#### PROBLEM TO WORK ON:
From the listing below, pull out every line where the string "with" appears.
>> BEGIN STORED ROWS
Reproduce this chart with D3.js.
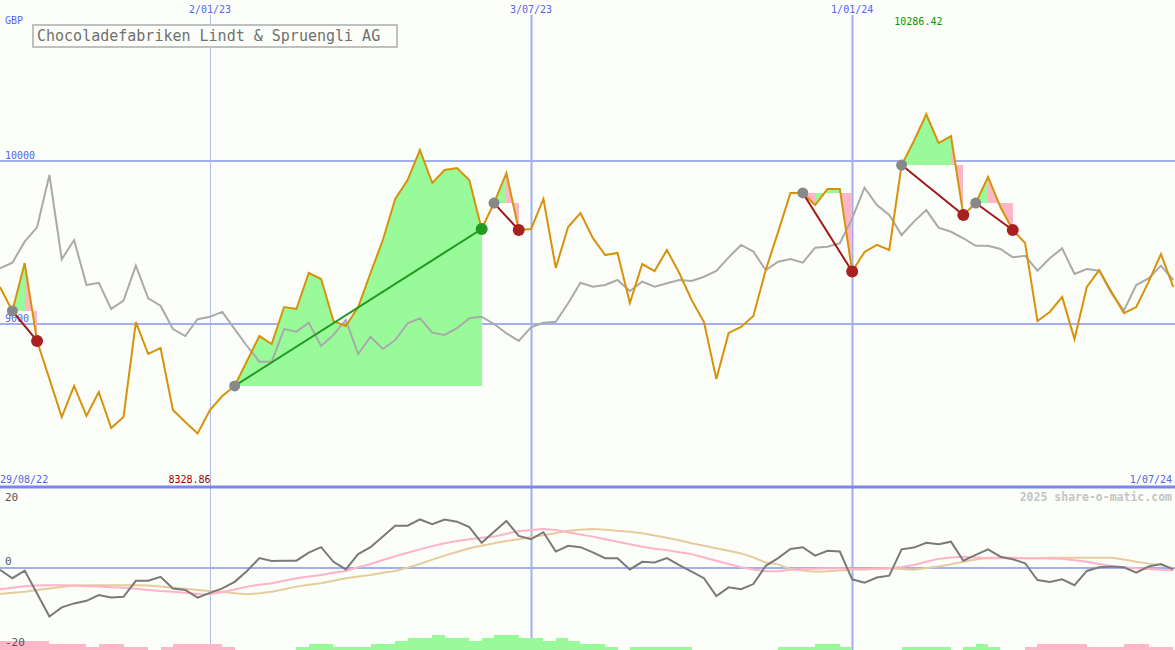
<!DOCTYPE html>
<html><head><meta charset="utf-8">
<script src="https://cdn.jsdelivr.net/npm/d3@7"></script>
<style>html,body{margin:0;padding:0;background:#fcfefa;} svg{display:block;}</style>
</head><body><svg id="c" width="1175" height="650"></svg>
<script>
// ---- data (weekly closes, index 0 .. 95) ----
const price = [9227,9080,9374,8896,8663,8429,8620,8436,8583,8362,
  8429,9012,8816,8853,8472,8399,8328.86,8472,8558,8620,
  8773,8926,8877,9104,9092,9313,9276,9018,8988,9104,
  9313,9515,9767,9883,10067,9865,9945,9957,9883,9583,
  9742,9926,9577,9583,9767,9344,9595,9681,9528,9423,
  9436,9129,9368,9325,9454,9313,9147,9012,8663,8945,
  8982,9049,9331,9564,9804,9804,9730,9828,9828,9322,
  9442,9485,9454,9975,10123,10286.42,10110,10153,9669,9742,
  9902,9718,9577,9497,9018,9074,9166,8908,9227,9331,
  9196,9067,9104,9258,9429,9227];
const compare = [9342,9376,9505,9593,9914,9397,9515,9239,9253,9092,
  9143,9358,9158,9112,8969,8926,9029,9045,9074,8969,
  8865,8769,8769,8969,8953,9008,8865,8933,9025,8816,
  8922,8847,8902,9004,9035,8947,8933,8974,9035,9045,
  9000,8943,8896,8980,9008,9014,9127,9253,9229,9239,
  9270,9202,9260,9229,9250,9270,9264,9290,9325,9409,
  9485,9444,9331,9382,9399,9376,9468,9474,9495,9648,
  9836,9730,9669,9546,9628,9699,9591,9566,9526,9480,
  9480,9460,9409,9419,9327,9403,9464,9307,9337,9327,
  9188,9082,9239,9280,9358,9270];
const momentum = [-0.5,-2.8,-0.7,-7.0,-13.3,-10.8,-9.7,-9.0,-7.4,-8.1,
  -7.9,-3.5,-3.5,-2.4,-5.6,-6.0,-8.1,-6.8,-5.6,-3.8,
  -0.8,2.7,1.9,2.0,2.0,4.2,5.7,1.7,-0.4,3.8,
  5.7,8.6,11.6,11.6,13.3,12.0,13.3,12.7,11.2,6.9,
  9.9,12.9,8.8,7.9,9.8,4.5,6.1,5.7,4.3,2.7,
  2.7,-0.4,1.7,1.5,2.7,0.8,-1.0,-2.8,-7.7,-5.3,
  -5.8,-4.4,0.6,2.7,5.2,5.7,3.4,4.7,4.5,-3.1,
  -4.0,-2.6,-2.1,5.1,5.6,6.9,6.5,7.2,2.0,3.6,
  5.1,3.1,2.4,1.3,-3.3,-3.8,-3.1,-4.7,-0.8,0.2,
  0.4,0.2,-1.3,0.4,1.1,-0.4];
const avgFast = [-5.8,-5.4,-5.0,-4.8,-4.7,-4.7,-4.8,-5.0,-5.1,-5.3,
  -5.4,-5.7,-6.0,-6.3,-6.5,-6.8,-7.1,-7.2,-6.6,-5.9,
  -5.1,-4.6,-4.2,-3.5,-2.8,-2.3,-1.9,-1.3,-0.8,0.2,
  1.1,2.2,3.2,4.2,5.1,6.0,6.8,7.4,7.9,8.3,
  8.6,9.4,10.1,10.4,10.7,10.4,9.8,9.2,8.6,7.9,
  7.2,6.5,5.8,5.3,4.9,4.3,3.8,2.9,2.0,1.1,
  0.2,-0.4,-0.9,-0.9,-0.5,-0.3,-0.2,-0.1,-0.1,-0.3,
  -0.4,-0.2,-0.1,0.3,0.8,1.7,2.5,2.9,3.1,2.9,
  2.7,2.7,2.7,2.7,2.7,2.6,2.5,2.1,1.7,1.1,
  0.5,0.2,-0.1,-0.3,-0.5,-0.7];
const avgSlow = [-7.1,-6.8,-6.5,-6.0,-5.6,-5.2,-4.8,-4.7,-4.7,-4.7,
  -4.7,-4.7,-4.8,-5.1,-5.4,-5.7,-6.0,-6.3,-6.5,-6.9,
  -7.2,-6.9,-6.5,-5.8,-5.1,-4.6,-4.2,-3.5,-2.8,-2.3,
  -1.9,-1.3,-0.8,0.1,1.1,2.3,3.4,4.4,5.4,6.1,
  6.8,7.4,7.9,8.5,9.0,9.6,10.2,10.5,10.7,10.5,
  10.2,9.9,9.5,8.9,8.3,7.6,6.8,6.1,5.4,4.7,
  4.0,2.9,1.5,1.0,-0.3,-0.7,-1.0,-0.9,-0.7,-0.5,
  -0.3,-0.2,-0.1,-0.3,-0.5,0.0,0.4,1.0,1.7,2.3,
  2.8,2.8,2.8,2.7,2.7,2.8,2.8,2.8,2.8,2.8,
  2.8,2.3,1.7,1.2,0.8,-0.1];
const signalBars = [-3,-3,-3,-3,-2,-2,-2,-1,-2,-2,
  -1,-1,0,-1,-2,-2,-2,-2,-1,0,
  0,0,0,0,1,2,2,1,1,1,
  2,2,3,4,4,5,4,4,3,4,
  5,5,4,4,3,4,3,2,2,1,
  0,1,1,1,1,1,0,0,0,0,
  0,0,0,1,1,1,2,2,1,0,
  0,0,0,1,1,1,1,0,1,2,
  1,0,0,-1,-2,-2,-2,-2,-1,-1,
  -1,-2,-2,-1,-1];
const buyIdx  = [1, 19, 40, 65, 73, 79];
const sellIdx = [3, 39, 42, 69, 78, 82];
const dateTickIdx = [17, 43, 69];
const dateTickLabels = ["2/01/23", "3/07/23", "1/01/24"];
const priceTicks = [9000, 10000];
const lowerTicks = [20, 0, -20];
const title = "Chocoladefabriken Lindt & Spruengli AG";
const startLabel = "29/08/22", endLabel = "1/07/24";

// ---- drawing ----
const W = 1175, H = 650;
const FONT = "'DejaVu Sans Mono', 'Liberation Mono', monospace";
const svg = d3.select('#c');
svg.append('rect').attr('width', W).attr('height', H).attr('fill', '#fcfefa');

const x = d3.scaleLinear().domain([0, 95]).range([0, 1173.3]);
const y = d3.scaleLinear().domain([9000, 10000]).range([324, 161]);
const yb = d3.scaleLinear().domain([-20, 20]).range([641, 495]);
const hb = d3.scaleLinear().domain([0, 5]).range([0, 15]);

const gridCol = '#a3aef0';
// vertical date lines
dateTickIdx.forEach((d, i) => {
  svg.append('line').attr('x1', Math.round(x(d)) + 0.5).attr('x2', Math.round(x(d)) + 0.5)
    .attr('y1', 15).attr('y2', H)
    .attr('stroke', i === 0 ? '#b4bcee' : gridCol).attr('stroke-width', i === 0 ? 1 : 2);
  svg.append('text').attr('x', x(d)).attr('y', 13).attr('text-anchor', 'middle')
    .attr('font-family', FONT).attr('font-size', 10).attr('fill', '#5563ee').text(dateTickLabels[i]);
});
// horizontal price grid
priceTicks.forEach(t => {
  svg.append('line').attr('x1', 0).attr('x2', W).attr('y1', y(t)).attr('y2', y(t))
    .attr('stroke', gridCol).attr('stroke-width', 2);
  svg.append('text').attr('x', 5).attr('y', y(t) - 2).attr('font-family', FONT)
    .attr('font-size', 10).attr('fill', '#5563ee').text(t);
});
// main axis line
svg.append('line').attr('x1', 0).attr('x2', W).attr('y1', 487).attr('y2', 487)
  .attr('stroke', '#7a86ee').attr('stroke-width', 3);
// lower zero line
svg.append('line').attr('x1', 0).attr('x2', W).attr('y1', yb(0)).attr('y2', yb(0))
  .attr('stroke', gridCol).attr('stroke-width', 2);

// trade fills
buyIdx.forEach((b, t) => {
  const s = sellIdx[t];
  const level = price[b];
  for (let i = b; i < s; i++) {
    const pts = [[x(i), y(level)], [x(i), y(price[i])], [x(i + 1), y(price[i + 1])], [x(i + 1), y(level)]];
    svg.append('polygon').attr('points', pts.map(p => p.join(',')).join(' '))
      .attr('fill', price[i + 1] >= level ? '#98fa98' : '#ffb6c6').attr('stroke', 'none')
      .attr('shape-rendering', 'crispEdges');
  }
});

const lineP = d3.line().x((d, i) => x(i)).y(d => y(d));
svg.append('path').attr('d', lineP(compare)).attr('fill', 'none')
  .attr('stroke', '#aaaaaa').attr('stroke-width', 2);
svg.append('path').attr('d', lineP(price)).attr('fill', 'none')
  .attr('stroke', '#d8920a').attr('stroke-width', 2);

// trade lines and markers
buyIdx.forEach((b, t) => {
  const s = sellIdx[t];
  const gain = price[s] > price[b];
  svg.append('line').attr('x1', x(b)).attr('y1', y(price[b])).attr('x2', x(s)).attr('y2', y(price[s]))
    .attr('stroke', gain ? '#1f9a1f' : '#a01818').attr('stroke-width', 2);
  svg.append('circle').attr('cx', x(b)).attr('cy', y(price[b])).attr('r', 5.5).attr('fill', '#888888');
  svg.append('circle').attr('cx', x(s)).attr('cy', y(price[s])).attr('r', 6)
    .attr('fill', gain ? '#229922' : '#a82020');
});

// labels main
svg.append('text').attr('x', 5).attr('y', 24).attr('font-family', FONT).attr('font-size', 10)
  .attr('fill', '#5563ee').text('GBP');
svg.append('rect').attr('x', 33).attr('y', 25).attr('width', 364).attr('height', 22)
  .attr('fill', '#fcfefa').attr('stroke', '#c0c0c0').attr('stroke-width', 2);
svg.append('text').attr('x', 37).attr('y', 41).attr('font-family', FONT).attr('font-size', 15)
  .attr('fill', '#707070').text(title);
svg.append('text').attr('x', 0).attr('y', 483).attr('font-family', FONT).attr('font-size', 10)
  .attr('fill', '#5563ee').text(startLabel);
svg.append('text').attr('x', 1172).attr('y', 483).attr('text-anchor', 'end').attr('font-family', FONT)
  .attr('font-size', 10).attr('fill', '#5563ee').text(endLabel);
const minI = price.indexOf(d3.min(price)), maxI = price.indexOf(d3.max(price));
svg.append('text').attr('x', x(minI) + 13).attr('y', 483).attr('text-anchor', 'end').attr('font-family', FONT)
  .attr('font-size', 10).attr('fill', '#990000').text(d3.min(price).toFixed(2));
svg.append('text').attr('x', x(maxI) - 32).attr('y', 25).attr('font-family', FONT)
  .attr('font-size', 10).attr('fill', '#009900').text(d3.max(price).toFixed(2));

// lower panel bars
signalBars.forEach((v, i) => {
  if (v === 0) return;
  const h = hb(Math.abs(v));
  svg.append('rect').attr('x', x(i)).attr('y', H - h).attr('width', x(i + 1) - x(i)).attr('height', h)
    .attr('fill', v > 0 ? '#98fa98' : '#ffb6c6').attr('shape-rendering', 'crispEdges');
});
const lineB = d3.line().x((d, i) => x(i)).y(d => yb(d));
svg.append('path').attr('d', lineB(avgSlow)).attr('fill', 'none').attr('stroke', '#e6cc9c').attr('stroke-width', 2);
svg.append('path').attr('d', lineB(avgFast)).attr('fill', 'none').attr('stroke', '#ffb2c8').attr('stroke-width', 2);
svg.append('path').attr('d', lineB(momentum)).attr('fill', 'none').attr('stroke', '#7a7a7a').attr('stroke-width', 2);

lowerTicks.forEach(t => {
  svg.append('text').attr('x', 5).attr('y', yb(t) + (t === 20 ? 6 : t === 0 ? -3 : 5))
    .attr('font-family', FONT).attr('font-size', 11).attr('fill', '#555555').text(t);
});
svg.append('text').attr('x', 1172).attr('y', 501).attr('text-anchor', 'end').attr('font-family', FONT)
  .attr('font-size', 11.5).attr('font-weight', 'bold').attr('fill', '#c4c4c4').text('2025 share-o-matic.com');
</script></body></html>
>> END STORED ROWS
>> BEGIN STORED ROWS
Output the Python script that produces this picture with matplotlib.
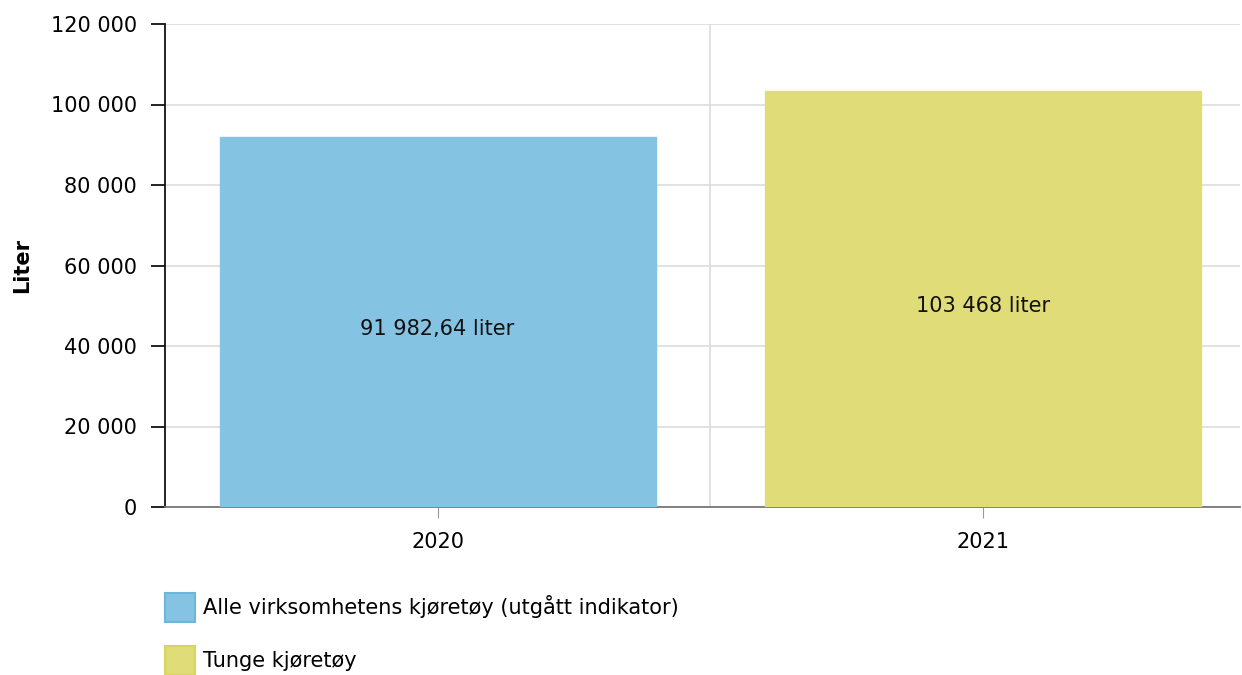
>> END STORED ROWS
#### PROBLEM SOLUTION:
Reproduce this chart with D3.js.
Output the Python script that produces this picture with matplotlib.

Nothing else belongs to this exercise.